On Tue, Jul 11, 2006 at 07:01:10PM +0200, Kjetil Torgrim Homme wrote:
On Tue, 2006-07-11 at 12:38 -0400, Mark E. Mallett wrote:
Or.. a test that will see if the message is available for examination.
(e.g. via some read-only variable.)

this is just a slight variation of your #1, isn't it?

Yes, but perhaps easier to get drafted, since it's one thing to
introduce a general mode variable with open-ended meanings,
and another to propose a boolean variable with only one
narrow purpose.  It's
   if 'mode == "rcpt_to"'
vs
   if '! have_message'


But really, a problem is that support for RCPT-TO (and other) scripting
probably needs more fleshing out anyway, since RCPT-TO wants to see more
states and more information returned from a script than simply "accept"
or "reject."  To me, this suggests having a separate scripts, or at
least script fragments, for each mode.

what more information?  you want scripts to be able to return 4xx as
well as 2xx and 5xx?

That sort of thing, yep.  Plus extended result codes, which I suppose
could be encoded into the reject/refuse text.

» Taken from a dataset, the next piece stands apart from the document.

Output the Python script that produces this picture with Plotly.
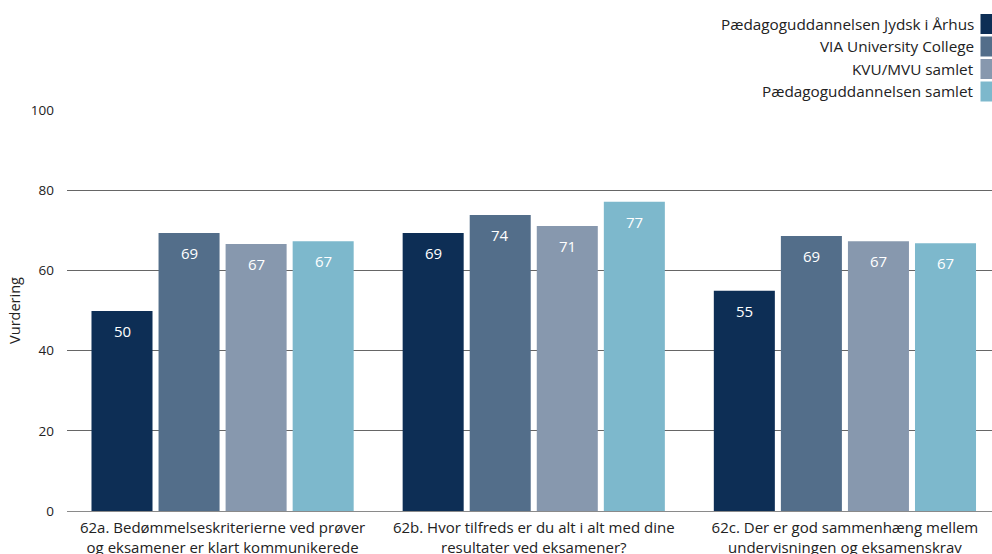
import plotly.graph_objects as go

categories = [
    "62a. Bedømmelseskriterierne ved prøver<br>og eksamener er klart kommunikerede",
    "62b. Hvor tilfreds er du alt i alt med dine<br>resultater ved eksamener?",
    "62c. Der er god sammenhæng mellem<br>undervisningen og eksamenskrav",
]
series_names = [
    "Pædagoguddannelsen Jydsk i Århus",
    "VIA University College",
    "KVU/MVU samlet",
    "Pædagoguddannelsen samlet",
]
series_values = [
    [49.9, 69.3, 54.9],
    [69.3, 73.8, 68.6],
    [66.6, 71.1, 67.3],
    [67.3, 77.1, 66.8],
]
colors = ["#0d2e55", "#536e8a", "#8798ae", "#7db8cc"]
y_ticks = [0, 20, 40, 60, 80, 100]

FONT = "Open Sans"
W, H = 992, 554
L, R, T, B = 67, 0, 110, 43
pw = W - L - R
ph = H - T - B

fig = go.Figure()
for name, vals, col in zip(series_names, series_values, colors):
    fig.add_trace(go.Bar(
        x=categories, y=vals, name=name, marker=dict(color=col, line=dict(width=0)),
        showlegend=False, hoverinfo="x+y+name",
    ))

annotations = []
shifts = [-100.5, -33.5, 33.5, 100.5]
for si, vals in enumerate(series_values):
    for ci, v in enumerate(vals):
        annotations.append(dict(
            x=categories[ci], y=v, xref="x", yref="y", text=f"{round(v):d}",
            showarrow=False, xshift=shifts[si], yshift=-20, yanchor="middle",
            font=dict(color="white", size=15, family=FONT),
        ))

shapes = []
row_tops = [14, 36.5, 59, 81.5]
for i, name in enumerate(series_names):
    top = row_tops[i]
    yc = top + 9.5
    annotations.append(dict(
        x=(976 - L) / pw, y=(H - B - yc) / ph, xref="paper", yref="paper",
        text=name, showarrow=False, xanchor="right", yanchor="middle",
        font=dict(color="#222222", size=15.3, family=FONT),
    ))
    shapes.append(dict(
        type="rect", xref="paper", yref="paper",
        x0=(980.5 - L) / pw, x1=(1002 - L) / pw,
        y0=(H - B - top) / ph, y1=(H - B - top - 20) / ph,
        fillcolor=colors[i], line=dict(width=0), layer="above",
    ))

fig.update_layout(
    width=W, height=H,
    margin=dict(l=L, r=R, t=T, b=B, pad=0),
    barmode="group", bargap=0.138, bargroupgap=0.09,
    plot_bgcolor="white", paper_bgcolor="white",
    font=dict(family=FONT, size=14, color="#222222"),
    annotations=annotations, shapes=shapes,
    showlegend=False,
    xaxis=dict(
        range=[-0.5, 2.5 - (1000.5 - 992) / 311], automargin=False,
        showgrid=False, showline=True, linecolor="#8a8a8a", linewidth=1,
        ticks="", ticklabelstandoff=3,
        tickfont=dict(size=15, family=FONT, color="#222222"),
    ),
    yaxis=dict(
        range=[0, 100], tickvals=y_ticks, automargin=False,
        showgrid=True, gridcolor="#666666", gridwidth=1, zeroline=False,
        ticks="", ticklabelstandoff=12,
        tickfont=dict(size=13.5, family=FONT, color="#222222"),
        title=dict(text="Vurdering", font=dict(size=14.5, family=FONT, color="#222222"), standoff=6),
    ),
)

fig.write_html(
    "out.html",
    config={"displayModeBar": False},
    post_script="document.body.style.margin='0';document.body.style.overflow='hidden';",
)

But I was also thinking this:  I've found that I have need for results
that are "maybe"s.  For example, one return might be "I reject this, but
other logic in the implementation can override my decision" vs "I reject
this, and I really mean it."  Or contrarywise, "I'm OK with this, but
the implementation can override me" and other extrapoloations.  There are
other shades in there somewhere too.  There are also things like "I
reject this, but give a 250 now and defer rejecting until DATA time."

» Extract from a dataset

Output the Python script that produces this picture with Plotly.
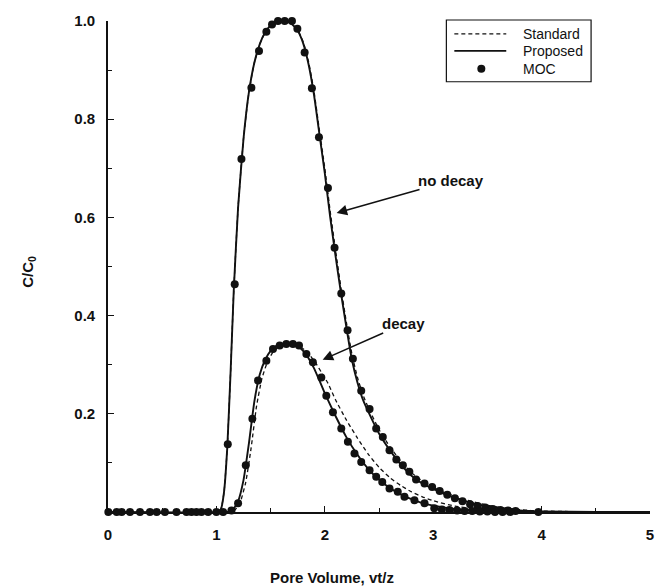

A lot of these things could simply be handled by returning more than one
piece of information, but that's one of those things that, as I say,
need fleshing out.  Other people will likely have had other experiences
and other needs as well.  I certainly have more things that I've thought
of but haven't actually needed or implemented yet.

Some (all?) of these may be things that ordinary users aren't going to
want, but scripts aren't always end-user things.